<<<<
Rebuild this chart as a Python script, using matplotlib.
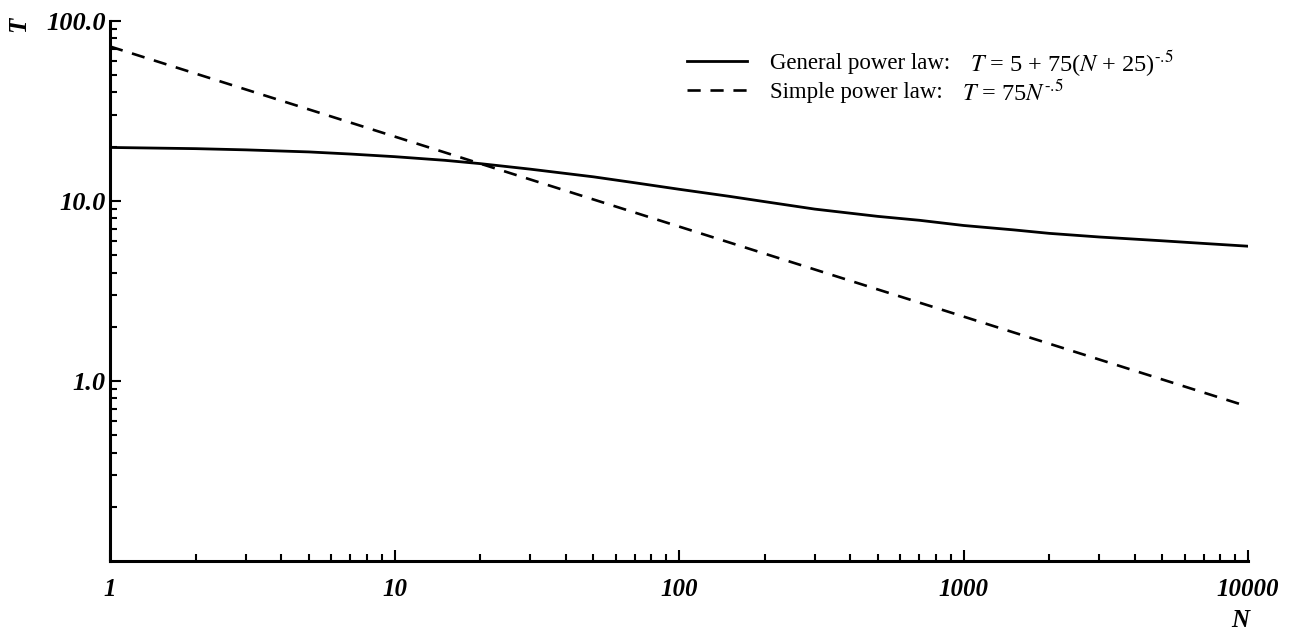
import matplotlib
matplotlib.use("Agg")
import matplotlib.pyplot as plt
from matplotlib.ticker import LogLocator, NullFormatter, FixedLocator

# values
n_general = [1, 2, 3, 5, 7, 10, 15, 20, 30, 50, 70, 100, 150, 200, 300, 500,
             700, 1000, 1500, 2000, 3000, 5000, 7000, 10000]
t_general = [19.8, 19.5, 19.2, 18.7, 18.2, 17.6, 16.8, 16.1, 15.0, 13.6, 12.6,
             11.6, 10.6, 9.9, 9.0, 8.2, 7.8, 7.3, 6.9, 6.6, 6.3, 6.0, 5.8, 5.6]
n_simple = [1, 10000]
t_simple = [72.0, 0.72]

x_ticks = [1, 10, 100, 1000, 10000]
x_labels = ["1", "10", "100", "1000", "10000"]
y_ticks = [1, 10, 100]
y_labels = ["1.0", "10.0", "100.0"]

labels = ["General power law:", "Simple power law:"]
formulas = [r"$T$ = 5 + 75($N$ + 25)$^{\text{-.5}}$",
            r"$T$ = 75$N^{\text{-.5}}$"]

plt.rcParams["font.family"] = ["Liberation Serif", "DejaVu Serif"]
plt.rcParams["mathtext.fontset"] = "stix"

fig = plt.figure(figsize=(13.04, 6.31), dpi=100)
ax = fig.add_axes([0.0844, 0.111, 0.8727, 0.856])

ax.plot(n_general, t_general, color="black", lw=2.0, label=labels[0])
ax.plot(n_simple, t_simple, color="black", lw=1.9, ls=(0, (5, 3.7)), label=labels[1])

ax.set_xscale("log")
ax.set_yscale("log")
ax.set_xlim(1, 10000)
ax.set_ylim(0.1, 100)

for s in ["top", "right"]:
    ax.spines[s].set_visible(False)
for s in ["left", "bottom"]:
    ax.spines[s].set_linewidth(2.2)

ax.xaxis.set_major_locator(FixedLocator(x_ticks))
ax.set_xticklabels(x_labels)
ax.yaxis.set_major_locator(FixedLocator(y_ticks))
ax.set_yticklabels(y_labels)
ax.xaxis.set_minor_locator(LogLocator(base=10, subs=range(2, 10)))
ax.yaxis.set_minor_locator(LogLocator(base=10, subs=range(2, 10)))
ax.xaxis.set_minor_formatter(NullFormatter())
ax.yaxis.set_minor_formatter(NullFormatter())

ax.tick_params(which="both", direction="in", width=1.5)
ax.tick_params(which="major", length=8)
ax.tick_params(which="minor", length=5)
ax.tick_params(axis="x", which="major", pad=12)
ax.tick_params(axis="y", which="major", pad=3)
for lab in ax.get_xticklabels():
    lab.set_fontsize(18)
for lab in ax.get_yticklabels():
    lab.set_fontsize(19)
for lab in ax.get_xticklabels() + ax.get_yticklabels():
    lab.set_fontweight("bold")
    lab.set_fontstyle("italic")

fig.text(0.014, 0.962, "T", fontsize=18, fontweight="bold", fontstyle="italic",
         rotation=90, ha="center", va="center")
fig.text(0.951, 0.016, "N", fontsize=18, fontweight="bold", fontstyle="italic",
         ha="center", va="center")

leg = ax.legend(loc="upper left", bbox_to_anchor=(0.489, 0.978), frameon=False,
                fontsize=16.5, handlelength=2.6, handletextpad=1.0, labelspacing=0.35)

# formulas placed just after each legend entry
fig.canvas.draw()
W, H = fig.get_size_inches() * fig.dpi
for t, f in zip(leg.get_texts(), formulas):
    bb = t.get_window_extent()
    fig.text((bb.x1 + 20) / W, (bb.y0 + bb.y1) / 2 / H, f, fontsize=17.5,
             ha="left", va="center")

fig.savefig("out.png", dpi=100)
>>>>
▶ What is asked
Write out the full listing verbatim, excluding its pictures.

▶ Answer to this problem
Rebuild this chart as a Python script, using matplotlib.
import matplotlib
matplotlib.use("Agg")
import matplotlib.pyplot as plt
from matplotlib.ticker import LogLocator, NullFormatter, FixedLocator

# values
n_general = [1, 2, 3, 5, 7, 10, 15, 20, 30, 50, 70, 100, 150, 200, 300, 500,
             700, 1000, 1500, 2000, 3000, 5000, 7000, 10000]
t_general = [19.8, 19.5, 19.2, 18.7, 18.2, 17.6, 16.8, 16.1, 15.0, 13.6, 12.6,
             11.6, 10.6, 9.9, 9.0, 8.2, 7.8, 7.3, 6.9, 6.6, 6.3, 6.0, 5.8, 5.6]
n_simple = [1, 10000]
t_simple = [72.0, 0.72]

x_ticks = [1, 10, 100, 1000, 10000]
x_labels = ["1", "10", "100", "1000", "10000"]
y_ticks = [1, 10, 100]
y_labels = ["1.0", "10.0", "100.0"]

labels = ["General power law:", "Simple power law:"]
formulas = [r"$T$ = 5 + 75($N$ + 25)$^{\text{-.5}}$",
            r"$T$ = 75$N^{\text{-.5}}$"]

plt.rcParams["font.family"] = ["Liberation Serif", "DejaVu Serif"]
plt.rcParams["mathtext.fontset"] = "stix"

fig = plt.figure(figsize=(13.04, 6.31), dpi=100)
ax = fig.add_axes([0.0844, 0.111, 0.8727, 0.856])

ax.plot(n_general, t_general, color="black", lw=2.0, label=labels[0])
ax.plot(n_simple, t_simple, color="black", lw=1.9, ls=(0, (5, 3.7)), label=labels[1])

ax.set_xscale("log")
ax.set_yscale("log")
ax.set_xlim(1, 10000)
ax.set_ylim(0.1, 100)

for s in ["top", "right"]:
    ax.spines[s].set_visible(False)
for s in ["left", "bottom"]:
    ax.spines[s].set_linewidth(2.2)

ax.xaxis.set_major_locator(FixedLocator(x_ticks))
ax.set_xticklabels(x_labels)
ax.yaxis.set_major_locator(FixedLocator(y_ticks))
ax.set_yticklabels(y_labels)
ax.xaxis.set_minor_locator(LogLocator(base=10, subs=range(2, 10)))
ax.yaxis.set_minor_locator(LogLocator(base=10, subs=range(2, 10)))
ax.xaxis.set_minor_formatter(NullFormatter())
ax.yaxis.set_minor_formatter(NullFormatter())

ax.tick_params(which="both", direction="in", width=1.5)
ax.tick_params(which="major", length=8)
ax.tick_params(which="minor", length=5)
ax.tick_params(axis="x", which="major", pad=12)
ax.tick_params(axis="y", which="major", pad=3)
for lab in ax.get_xticklabels():
    lab.set_fontsize(18)
for lab in ax.get_yticklabels():
    lab.set_fontsize(19)
for lab in ax.get_xticklabels() + ax.get_yticklabels():
    lab.set_fontweight("bold")
    lab.set_fontstyle("italic")

fig.text(0.014, 0.962, "T", fontsize=18, fontweight="bold", fontstyle="italic",
         rotation=90, ha="center", va="center")
fig.text(0.951, 0.016, "N", fontsize=18, fontweight="bold", fontstyle="italic",
         ha="center", va="center")

leg = ax.legend(loc="upper left", bbox_to_anchor=(0.489, 0.978), frameon=False,
                fontsize=16.5, handlelength=2.6, handletextpad=1.0, labelspacing=0.35)

# formulas placed just after each legend entry
fig.canvas.draw()
W, H = fig.get_size_inches() * fig.dpi
for t, f in zip(leg.get_texts(), formulas):
    bb = t.get_window_extent()
    fig.text((bb.x1 + 20) / W, (bb.y0 + bb.y1) / 2 / H, f, fontsize=17.5,
             ha="left", va="center")

fig.savefig("out.png", dpi=100)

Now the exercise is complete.